Given information
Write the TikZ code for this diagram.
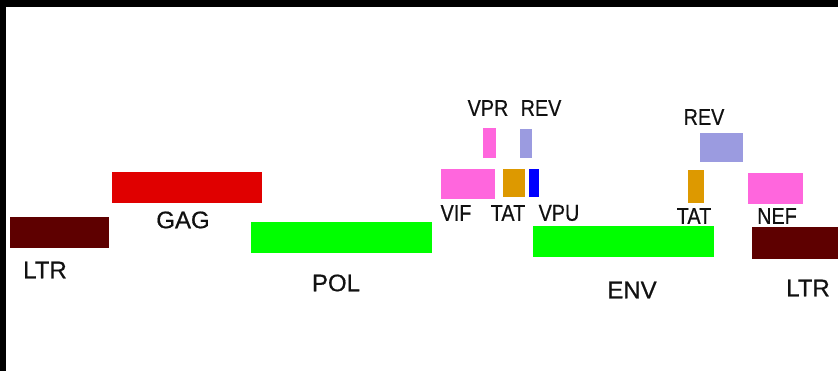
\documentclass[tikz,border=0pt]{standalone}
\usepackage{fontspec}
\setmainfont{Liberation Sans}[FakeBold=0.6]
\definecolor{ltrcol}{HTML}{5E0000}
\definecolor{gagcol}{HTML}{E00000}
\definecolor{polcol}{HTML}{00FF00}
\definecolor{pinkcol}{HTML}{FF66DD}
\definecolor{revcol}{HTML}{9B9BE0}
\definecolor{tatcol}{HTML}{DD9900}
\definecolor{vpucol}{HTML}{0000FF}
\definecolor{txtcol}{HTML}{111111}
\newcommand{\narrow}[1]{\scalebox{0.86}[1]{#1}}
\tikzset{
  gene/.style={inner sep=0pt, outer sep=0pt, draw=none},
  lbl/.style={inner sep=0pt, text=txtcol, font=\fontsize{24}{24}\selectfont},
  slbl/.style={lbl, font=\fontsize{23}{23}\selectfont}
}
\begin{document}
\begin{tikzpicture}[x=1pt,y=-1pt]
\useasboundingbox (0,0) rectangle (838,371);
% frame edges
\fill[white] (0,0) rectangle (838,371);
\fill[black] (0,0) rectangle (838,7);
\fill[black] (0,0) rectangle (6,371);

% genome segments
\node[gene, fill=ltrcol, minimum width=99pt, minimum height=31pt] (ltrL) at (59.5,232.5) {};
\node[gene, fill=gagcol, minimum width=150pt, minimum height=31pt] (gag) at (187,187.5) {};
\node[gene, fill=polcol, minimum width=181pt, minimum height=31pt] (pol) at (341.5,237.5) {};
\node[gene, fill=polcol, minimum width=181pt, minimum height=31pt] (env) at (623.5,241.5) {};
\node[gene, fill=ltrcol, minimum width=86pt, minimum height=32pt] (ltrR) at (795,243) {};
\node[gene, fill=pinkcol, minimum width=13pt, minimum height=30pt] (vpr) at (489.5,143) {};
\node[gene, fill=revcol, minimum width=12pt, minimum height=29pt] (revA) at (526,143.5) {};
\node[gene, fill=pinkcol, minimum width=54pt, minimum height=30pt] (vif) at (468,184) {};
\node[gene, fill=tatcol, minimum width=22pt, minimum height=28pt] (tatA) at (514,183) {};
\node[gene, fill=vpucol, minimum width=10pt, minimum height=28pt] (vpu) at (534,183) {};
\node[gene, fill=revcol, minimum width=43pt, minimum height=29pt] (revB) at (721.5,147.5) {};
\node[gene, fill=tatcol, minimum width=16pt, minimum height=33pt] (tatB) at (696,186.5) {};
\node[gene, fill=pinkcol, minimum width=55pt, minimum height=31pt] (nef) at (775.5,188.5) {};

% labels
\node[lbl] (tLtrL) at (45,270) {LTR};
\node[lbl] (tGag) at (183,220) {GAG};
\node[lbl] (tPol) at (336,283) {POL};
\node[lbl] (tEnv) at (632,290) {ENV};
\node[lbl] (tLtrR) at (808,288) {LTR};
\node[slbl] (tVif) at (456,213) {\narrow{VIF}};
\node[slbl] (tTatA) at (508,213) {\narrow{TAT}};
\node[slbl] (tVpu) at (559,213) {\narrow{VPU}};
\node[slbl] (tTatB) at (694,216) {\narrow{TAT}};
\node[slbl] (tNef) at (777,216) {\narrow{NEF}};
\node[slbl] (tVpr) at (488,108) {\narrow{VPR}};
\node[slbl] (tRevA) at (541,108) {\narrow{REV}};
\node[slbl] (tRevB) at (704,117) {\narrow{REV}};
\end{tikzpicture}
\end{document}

What is asked
Reproduce the material word for word, minus the images.

Exercise output
Write the TikZ code for this diagram.
\documentclass[tikz,border=0pt]{standalone}
\usepackage{fontspec}
\setmainfont{Liberation Sans}[FakeBold=0.6]
\definecolor{ltrcol}{HTML}{5E0000}
\definecolor{gagcol}{HTML}{E00000}
\definecolor{polcol}{HTML}{00FF00}
\definecolor{pinkcol}{HTML}{FF66DD}
\definecolor{revcol}{HTML}{9B9BE0}
\definecolor{tatcol}{HTML}{DD9900}
\definecolor{vpucol}{HTML}{0000FF}
\definecolor{txtcol}{HTML}{111111}
\newcommand{\narrow}[1]{\scalebox{0.86}[1]{#1}}
\tikzset{
  gene/.style={inner sep=0pt, outer sep=0pt, draw=none},
  lbl/.style={inner sep=0pt, text=txtcol, font=\fontsize{24}{24}\selectfont},
  slbl/.style={lbl, font=\fontsize{23}{23}\selectfont}
}
\begin{document}
\begin{tikzpicture}[x=1pt,y=-1pt]
\useasboundingbox (0,0) rectangle (838,371);
% frame edges
\fill[white] (0,0) rectangle (838,371);
\fill[black] (0,0) rectangle (838,7);
\fill[black] (0,0) rectangle (6,371);

% genome segments
\node[gene, fill=ltrcol, minimum width=99pt, minimum height=31pt] (ltrL) at (59.5,232.5) {};
\node[gene, fill=gagcol, minimum width=150pt, minimum height=31pt] (gag) at (187,187.5) {};
\node[gene, fill=polcol, minimum width=181pt, minimum height=31pt] (pol) at (341.5,237.5) {};
\node[gene, fill=polcol, minimum width=181pt, minimum height=31pt] (env) at (623.5,241.5) {};
\node[gene, fill=ltrcol, minimum width=86pt, minimum height=32pt] (ltrR) at (795,243) {};
\node[gene, fill=pinkcol, minimum width=13pt, minimum height=30pt] (vpr) at (489.5,143) {};
\node[gene, fill=revcol, minimum width=12pt, minimum height=29pt] (revA) at (526,143.5) {};
\node[gene, fill=pinkcol, minimum width=54pt, minimum height=30pt] (vif) at (468,184) {};
\node[gene, fill=tatcol, minimum width=22pt, minimum height=28pt] (tatA) at (514,183) {};
\node[gene, fill=vpucol, minimum width=10pt, minimum height=28pt] (vpu) at (534,183) {};
\node[gene, fill=revcol, minimum width=43pt, minimum height=29pt] (revB) at (721.5,147.5) {};
\node[gene, fill=tatcol, minimum width=16pt, minimum height=33pt] (tatB) at (696,186.5) {};
\node[gene, fill=pinkcol, minimum width=55pt, minimum height=31pt] (nef) at (775.5,188.5) {};

% labels
\node[lbl] (tLtrL) at (45,270) {LTR};
\node[lbl] (tGag) at (183,220) {GAG};
\node[lbl] (tPol) at (336,283) {POL};
\node[lbl] (tEnv) at (632,290) {ENV};
\node[lbl] (tLtrR) at (808,288) {LTR};
\node[slbl] (tVif) at (456,213) {\narrow{VIF}};
\node[slbl] (tTatA) at (508,213) {\narrow{TAT}};
\node[slbl] (tVpu) at (559,213) {\narrow{VPU}};
\node[slbl] (tTatB) at (694,216) {\narrow{TAT}};
\node[slbl] (tNef) at (777,216) {\narrow{NEF}};
\node[slbl] (tVpr) at (488,108) {\narrow{VPR}};
\node[slbl] (tRevA) at (541,108) {\narrow{REV}};
\node[slbl] (tRevB) at (704,117) {\narrow{REV}};
\end{tikzpicture}
\end{document}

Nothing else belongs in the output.